Gruber muttered as he read the notice. ‘My God! That son of a bitch Geismeier. How does he do it?’

‘No kidding,’ said Bergemann.

‘I didn’t take him for a killer though,’ said Gruber. ‘Thirteen women? Jesus!’ Gruber seemed unconcerned by the fact that Willi had been in Dachau when four of the murders had been committed. The official position was that Willi had done the murders, which meant that Willi had done the murders. Truth was a matter of policy, not a matter of fact. And it followed therefore that Willi would be sought for the serial killing of thirteen women. The police, the Gestapo and the SS were so notified.

After a week in the hospital and eight weeks at home recovering from his injuries, Reinhard Pabst went back to work. His subordinates and coworkers lined the hall and applauded as he arrived on his first day back. ‘Thank you for your good wishes,’ he said to them. ‘Now, let’s get back to the serious and important tasks at hand. We have a killer to catch.’

Reinhard’s first task, as he saw it, was to take over the serial-killer case again. His deputy, an ambitious young Gestapo man and SS lieutenant, had taken over in his absence and had been a little too conscientious for Reinhard’s taste. The deputy had fortunately not discovered the connection between the murders and the streetcar lines. But he had been going around to city hospitals trying to find out exactly what sort of wound the killer had sustained in his attack on Suzanna Merkl, and, having failed to do so, was about to begin questioning at smaller clinics.
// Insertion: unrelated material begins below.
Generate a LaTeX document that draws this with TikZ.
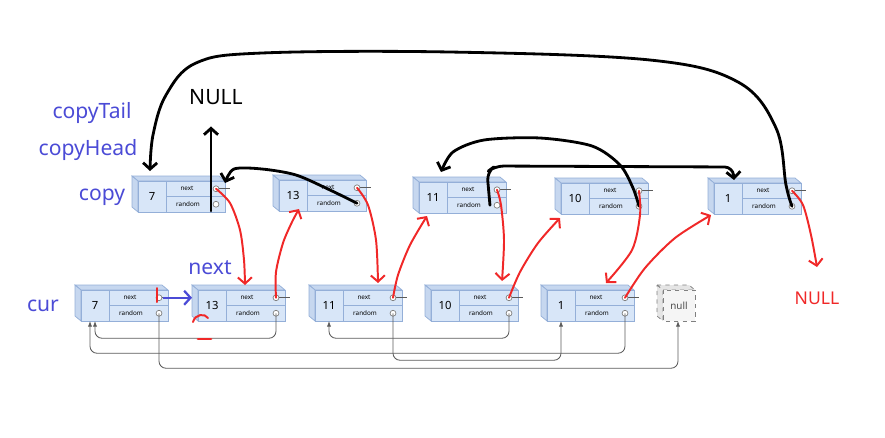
\documentclass[tikz,border=0pt]{standalone}
\usepackage{fontspec}
\setmainfont{Noto Sans}
\usetikzlibrary{arrows.meta,calc}

\definecolor{labelblue}{HTML}{4B4BD6}
\definecolor{inkred}{HTML}{F02828}
\definecolor{boxfill}{HTML}{D8E6F8}
\definecolor{boxface}{HTML}{C6D7EF}
\definecolor{boxedge}{HTML}{94AFD8}
\definecolor{ptrgray}{HTML}{5A5A5A}

\tikzset{
  ink/.style={line width=2pt, line cap=round, line join=round},
  redink/.style={inkred, line width=1.4pt, line cap=round, line join=round},
  hand/.style={-{Straight Barb[length=4.5pt,width=10pt]}},
  ptr/.style={ptrgray, line width=0.6pt, rounded corners=5pt, -{Latex[length=4pt,width=3pt]}},
  lbl/.style={labelblue, font=\fontsize{15}{15}\selectfont},
}

% one list cell: name, x, y (top left, px), value
\newcommand\listbox[4]{%
  \begin{scope}[shift={(#2,#3)}]
    \filldraw[fill=boxface, draw=boxedge, line width=0.5pt] (0,0) -- (87,0) -- (93,5) -- (6,5) -- cycle;
    \filldraw[fill=boxface, draw=boxedge, line width=0.5pt] (0,0) -- (6,5) -- (6,36) -- (0,31) -- cycle;
    \draw[boxedge, fill=boxfill, line width=0.6pt] (6,5) rectangle (93,36);
    \draw[boxedge, line width=0.6pt] (34,5) -- (34,36) (34,20.5) -- (93,20.5);
    \node[font=\fontsize{8}{8}\selectfont] (#1) at (20,20.5) {#4};
    \node[font=\fontsize{4.5}{5}\selectfont] (#1-nextlbl) at (55,12.75) {next};
    \node[font=\fontsize{4.5}{5}\selectfont] (#1-randlbl) at (56,28.25) {random};
    \draw[ptrgray, line width=0.5pt] (87,12.75) -- (98,12.75);
    \draw[gray, fill=white, line width=0.5pt] (84,12.75) circle (2.1pt);
    \draw[gray, fill=white, line width=0.5pt] (84,28.25) circle (2.1pt);
    \coordinate (#1-next) at (84,12.75);
    \coordinate (#1-rand) at (84,28.25);
    \coordinate (#1-left) at (0,12.75);
    \coordinate (#1-bot) at (20,36);
    \coordinate (#1-botl) at (15,36);
  \end{scope}}

\begin{document}
\begin{tikzpicture}[x=0.025cm, y=-0.025cm]
    \useasboundingbox (0,0) rectangle (885,437);

    % copied list
    \listbox{copy7}{132}{176}{7}
    \listbox{copy13}{273}{175}{13}
    \listbox{copy11}{413}{177}{11}
    \listbox{copy10}{555}{178}{10}
    \listbox{copy1}{708}{178}{1}

    % original list
    \listbox{cur7}{75}{285}{7}
    \listbox{cur13}{192}{285}{13}
    \listbox{cur11}{309}{285}{11}
    \listbox{cur10}{425}{285}{10}
    \listbox{cur1}{541}{285}{1}

    % null cell
    \begin{scope}[shift={(657,285)}, gray, dashed, line width=0.5pt]
        \filldraw[fill=gray!20] (0,0) -- (32,0) -- (38,5) -- (6,5) -- cycle;
        \filldraw[fill=gray!20] (0,0) -- (6,5) -- (6,36) -- (0,31) -- cycle;
        \filldraw[fill=gray!8] (6,5) rectangle (38,36);
        \node[solid, black!70, font=\fontsize{7}{7}\selectfont] (null) at (22,20.5) {null};
        \coordinate (null-bot) at (21,36);
    \end{scope}

    % random pointers of the original list
    \draw[ptr] (cur13-rand) -- ++(0,25) -| (cur7-bot);
    \draw[ptr] (cur7-rand) -- ++(0,55) -| (null-bot);
    \draw[ptr] (cur11-rand) -- ++(0,47) -| (cur1-bot);
    \draw[ptr] (cur10-rand) -- ++(0,25) -| (cur11-bot);
    \draw[ptr] (cur1-rand) -- ++(0,40) -| (cur7-botl);

    % labels
    \node[lbl] (tailLbl) at (92,113) {copyTail};
    \node[lbl] (headLbl) at (88,150) {copyHead};
    \node[lbl] (copyLbl) at (102,197) {copy};
    \node[lbl] (nextLbl) at (210,268) {next};
    \node[lbl] (curLbl) at (43,306) {cur};
    \node[font=\fontsize{15}{15}\selectfont] (blacknull) at (216,97) {NULL};
    \node[inkred, font=\fontsize{12.5}{13}\selectfont] (rednull) at (817,298) {NULL};

    % black strokes: random of the copies
    \draw[ink, hand] plot[smooth, tension=0.6] coordinates {(copy1-rand) (786,185) (776,128) (738,82) (650,60) (450,52) (262,53) (196,63) (166,95) (153,135) (150,171)};
    \coordinate (nullstem) at (211,211);
    \draw[ink, hand] (nullstem) -- ([yshift=-12pt]blacknull.south -| nullstem);
    \draw[ink, hand] plot[smooth, tension=0.5] coordinates {(copy13-rand) (330,190) (296,175) (262,169) (234,169) (225,183)};
    \draw[ink, hand, rounded corners=6pt] ([xshift=-5pt]copy11-rand) -- (487,172) -- (495,166) -- (733,167) -- (734,180);
    \draw[ink, hand] plot[smooth, tension=0.5] coordinates {(copy10-rand) (633,188) (620,165) (592,146) (540,138) (484,140) (453,152) (441,172)};

    % red strokes: next pointers after the split
    \draw[redink, hand] plot[smooth] coordinates {(copy7-next) (230,203) (240,230) (244,260) (245,285)};
    \draw[redink, hand] plot[smooth] coordinates {(cur13-next) (276,272) (283,243) (292,222) (299,209)};
    \draw[redink, hand] plot[smooth] coordinates {(copy13-next) (368,205) (376,240) (378,283)};
    \draw[redink, hand] plot[smooth] coordinates {(cur11-next) (398,275) (410,245) (427,216)};
    \draw[redink, hand] plot[smooth] coordinates {(copy11-next) (501,205) (504,240) (502,281)};
    \draw[redink, hand] plot[smooth] coordinates {(cur10-next) (520,272) (538,243) (560,218)};
    \draw[redink, hand] plot[smooth] coordinates {(copy10-next) (640,215) (632,250) (606,283)};
    \draw[redink, hand] plot[smooth] coordinates {(cur1-next) (645,268) (675,238) (711,215)};
    \draw[redink, hand] plot[smooth] coordinates {(copy1-next) (803,205) (811,235) (817,267)};

    % stray red marks
    \draw[redink] (157,288) -- (157,302);
    \draw[redink] (193,322) .. controls (195,314) and (205,313) .. (208,318);
    \draw[redink, line width=2pt] (198,339) -- (211,339);

    % blue next arrow
    \draw[labelblue, line width=1.6pt, hand] ([xshift=3pt]cur7-next) -- (cur13-left);
\end{tikzpicture}
\end{document}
Reinhard was eager to steer the investigation toward Willi Geismeier. This might require manufacturing some evidence, but that would be simple enough. He had already found a report filed by a man named Schleiffer, a neighbor of Geismeier’s, that Geismeier, living under an assumed name, had left home late on the night of the Suzanna Merkl murder. Then there was also the fact that Geismeier had used a different false identity to impersonate a detective asking questions about the very murders he had himself committed.